We can also construct aperture-coupled traveling-wave plasmonic ring resonators by using directional aperture couplers in which the back-scattered waves are suppressed. Such a coupler may be realized with two or more identical apertures separated by a length of λ/4. All-pass and four-port add-drop plasmonic ring devices can then be constructed by coupling a metallic ring to one or two MIM waveguides via these multiple-aperture couplers. In Fig. 3(a) we show the theoretical responses of an all-pass and an add-drop plasmonic ring resonator using two-hole directional couplers. The ring radius was 500nm and the waveguides were assumed to have a propagation length of L_p=50µm. To simplify the analysis we have also neglected dispersion in the theoretical model. It is seen that these devices have spectral characteristics that are much like those of conventional dielectric microring resonators. To verify the theoretical responses, we again performed 2D-FDTD simulation of an all-pass plasmonic ring resonator with a 500nm radius coupled to a bus waveguide via a directional coupler consisting of two apertures separated by a distance of 220nm, or approximately λ/4 at the 1.51µm wavelength.
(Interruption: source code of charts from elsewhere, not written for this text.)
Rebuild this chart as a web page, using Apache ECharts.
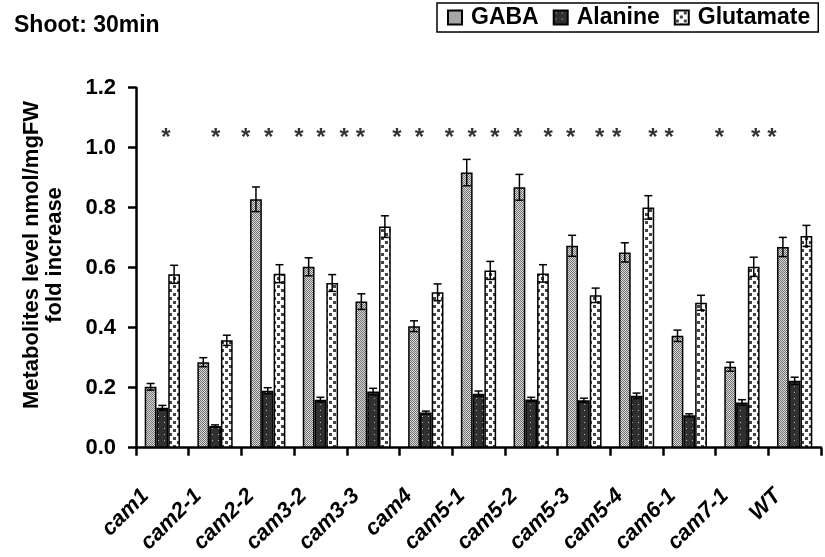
<!DOCTYPE html>
<html>
<head>
<meta charset="utf-8">
<script src="https://cdn.jsdelivr.net/npm/echarts@6/dist/echarts.min.js"></script>
<style>
html,body{margin:0;padding:0;background:#fff;}
#chart{width:825px;height:557px;}
</style>
</head>
<body>
<div id="chart"></div>
<script>
var categories = ['cam1','cam2-1','cam2-2','cam3-2','cam3-3','cam4','cam5-1','cam5-2','cam5-3','cam5-4','cam6-1','cam7-1','WT'];
var gaba = [0.203,0.285,0.828,0.603,0.487,0.405,0.917,0.868,0.673,0.651,0.373,0.270,0.669];
var gabaErr = [0.011,0.015,0.041,0.030,0.026,0.018,0.044,0.043,0.035,0.032,0.019,0.015,0.032];
var alanine = [0.133,0.072,0.190,0.160,0.187,0.117,0.180,0.161,0.158,0.173,0.108,0.151,0.223];
var alanineErr = [0.008,0.004,0.010,0.008,0.011,0.005,0.009,0.007,0.007,0.009,0.005,0.009,0.012];
var glutamate = [0.578,0.358,0.580,0.549,0.737,0.518,0.591,0.581,0.508,0.801,0.483,0.603,0.706];
var glutamateErr = [0.030,0.017,0.030,0.028,0.036,0.028,0.030,0.029,0.024,0.039,0.025,0.032,0.035];
// asterisk positions along the category axis (in category units from the left edge)
var starPos = [0.57,1.51,2.08,2.52,3.09,3.51,3.95,4.26,4.95,5.38,5.95,6.38,6.81,7.25,7.82,8.25,8.80,9.12,9.81,10.12,11.07,11.76,12.07];
var starY = 1.03;
var yTicks = [0,0.2,0.4,0.6,0.8,1.0,1.2];

var FONT = '"Liberation Sans", Arial, sans-serif';

function makePattern(w, h, draw){
  var c = document.createElement('canvas');
  c.width = w; c.height = h;
  var ctx = c.getContext('2d');
  draw(ctx);
  return {image: c, repeat: 'repeat'};
}
var gabaPat = makePattern(2, 2, function(ctx){
  ctx.fillStyle = '#dcdcdc'; ctx.fillRect(0,0,2,2);
  ctx.fillStyle = '#707070'; ctx.fillRect(0,0,1,1); ctx.fillRect(1,1,1,1);
});
var alaPat = makePattern(6, 6, function(ctx){
  ctx.fillStyle = '#303030'; ctx.fillRect(0,0,6,6);
  ctx.fillStyle = '#b8b8b8'; ctx.fillRect(2,2,1,1);
});
var gluPat = makePattern(8, 8, function(ctx){
  ctx.fillStyle = '#ffffff'; ctx.fillRect(0,0,8,8);
  ctx.fillStyle = '#444'; ctx.fillRect(1,1,3,3); ctx.fillRect(5,5,3,3);
});

var GAP = 0.33;
function errRender(offset){
  return function(params, api){
    var idx = api.value(0), v = api.value(1), e = api.value(2);
    var band = api.size([1,0])[0];
    var bw = band*(1-GAP)/3;
    var x = api.coord([idx, v])[0] + offset*bw;
    var top = api.coord([idx, v+e])[1];
    var bot = api.coord([idx, v-e])[1];
    var hw = 4;
    var st = {stroke:'#000', lineWidth:1.5};
    return {type:'group', children:[
      {type:'line', shape:{x1:x,y1:top,x2:x,y2:bot}, style:st},
      {type:'line', shape:{x1:x-hw,y1:top,x2:x+hw,y2:top}, style:st},
      {type:'line', shape:{x1:x-hw,y1:bot,x2:x+hw,y2:bot}, style:st}
    ]};
  };
}
function errData(vals, errs){ return categories.map(function(c,i){ return [i, vals[i], errs[i]]; }); }

var chart = echarts.init(document.getElementById('chart'), null, {renderer:'canvas'});
var barStyle = function(pat){ return {color: pat, borderColor:'#000', borderWidth:1.5}; };
chart.setOption({
  animation:false,
  backgroundColor:'#fff',
  title:{text:'Shoot: 30min', left:14, top:14, padding:0,
    textStyle:{fontFamily:FONT, fontSize:23, fontWeight:'bold', color:'#000'}},
  legend:{data:['GABA','Alanine','Glutamate'], left:437, top:3, orient:'horizontal',
    borderColor:'#000', borderWidth:1.5, padding:[3,8,3,10], itemGap:14,
    itemWidth:14, itemHeight:14, icon:'rect',
    textStyle:{fontFamily:FONT, fontSize:23, fontWeight:'bold', color:'#000', padding:[0,0,0,4]}},
  grid:{left:136, right:4, top:87.7, bottom:109.3, containLabel:false},
  xAxis:[{
    type:'category', data:categories, boundaryGap:true,
    axisLine:{lineStyle:{color:'#000', width:2.5}},
    axisTick:{show:true, length:8, lineStyle:{color:'#000', width:2.5}},
    axisLabel:{rotate:45, interval:0, margin:28, padding:[0,24,0,0],
      fontFamily:FONT, fontSize:22, fontWeight:'bold', fontStyle:'italic', color:'#000'},
    splitLine:{show:false}
  },{
    type:'value', min:0, max:13, show:false
  }],
  yAxis:{type:'value', min:0, max:1.2, interval:0.2,
    axisLine:{show:true, lineStyle:{color:'#000', width:2.5}},
    axisTick:{show:true, length:8, lineStyle:{color:'#000', width:2.5}},
    axisLabel:{margin:20, fontFamily:FONT, fontSize:22, fontWeight:'bold', color:'#000',
      formatter:function(v){ return v.toFixed(1); }},
    splitLine:{show:false}
  },
  graphic:[{type:'text', x:43, y:255, rotation:Math.PI/2,
    style:{text:'Metabolites level nmol/mgFW\nfold increase', textAlign:'center', textVerticalAlign:'middle',
      font:'bold 22px '+FONT, fill:'#000', lineHeight:23}}],
  series:[
    {name:'GABA', type:'bar', data:gaba, barCategoryGap:'33%', barGap:'0%', itemStyle:barStyle(gabaPat)},
    {name:'Alanine', type:'bar', data:alanine, barCategoryGap:'33%', barGap:'0%', itemStyle:barStyle(alaPat)},
    {name:'Glutamate', type:'bar', data:glutamate, barCategoryGap:'33%', barGap:'0%', itemStyle:barStyle(gluPat)},
    {type:'custom', renderItem:errRender(-1), data:errData(gaba,gabaErr), z:5, silent:true},
    {type:'custom', renderItem:errRender(0), data:errData(alanine,alanineErr), z:5, silent:true},
    {type:'custom', renderItem:errRender(1), data:errData(glutamate,glutamateErr), z:5, silent:true},
    {type:'scatter', xAxisIndex:1, data:starPos.map(function(p){return [p, starY];}),
      symbolSize:1, itemStyle:{color:'rgba(0,0,0,0)'}, silent:true,
      label:{show:true, position:'inside', formatter:'*', fontFamily:FONT, fontSize:24, fontWeight:'bold', color:'#000'}}
  ]
});
</script>
</body>
</html>
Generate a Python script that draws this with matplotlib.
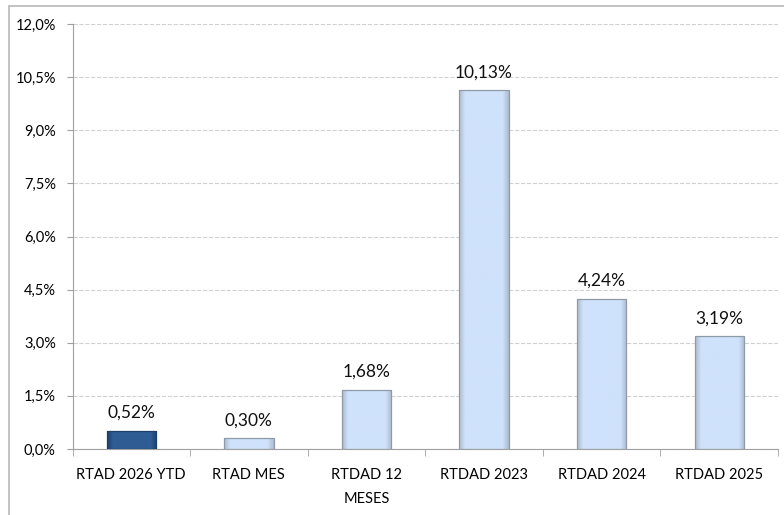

The aperture and waveguide dimensions of the device as well as the material parameters were the same as for the device in Fig. 2(b). The transmission and reflection spectral responses of the all-pass plasmonic ring obtained from the simulation are plotted in Fig. 3(b). From the plot it is evident that the reflected signal is suppressed below -11dB at the 1.5µm resonance and the transmitted spectrum has the characteristic dip of a lossy all-pass ring resonator. Due to the extremely dispersive nature of the plasmonic waveguides and the narrow-band nature of the two-hole coupler, suppression of the back-scattered wave could be achieved only around the 1.5µm resonance. However, this is not a concern since the resonator has a very wide FSR so that the adjacent unsuppressed reflection peaks occur 300–400nm away. We also note that better suppression of the back-scattered wave can be achieved by adding more apertures to the coupler. Due to their similar spectral responses as conventional traveling-wave microring resonators, plasmonic ring resonators with directional aperture couplers can be used as basic building blocks to construct more advanced signal processing plasmonic circuits such as filters, multiplexers, switches and delay elements.

 

Fig. 3. (a) Theoretical spectral responses of an all-pass and an add-drop plasmonic ring resonator using two-hole directional aperture couplers. (b) 2D-FDTD simulation results of the spectral responses of a 500nm-radius all-pass plasmonic ring resonator.

Download Full Size | PDF

4. Conclusion

Aperture-coupled MIM plasmonic ring resonators were proposed as ultracompact metallic optical resonators which combine the advantages of sub-diffraction modal confinement of MIM waveguides with the low loss, high quality factors of conventional microring resonators. A theoretical model of the aperture coupler was presented based on the scattering matrix which allows simple expressions for the responses of the plasmonic ring to be derived. The device responses obtained theoretically were also verified by rigorous FDTD simulations. The proposed aperture-coupling scheme potentially has less stringent fabrication requirements than devices based on evanescent coupling, and can be used to achieve efficient coupling in plasmonic ring resonators as well as other important MIM plasmonic structures such as power combiners, splitters, and interferometers. We expect that these aperture-coupled MIM devices to have broad applications as basic building blocks for constructing ultracompact plasmonic circuits with more advanced functionalities.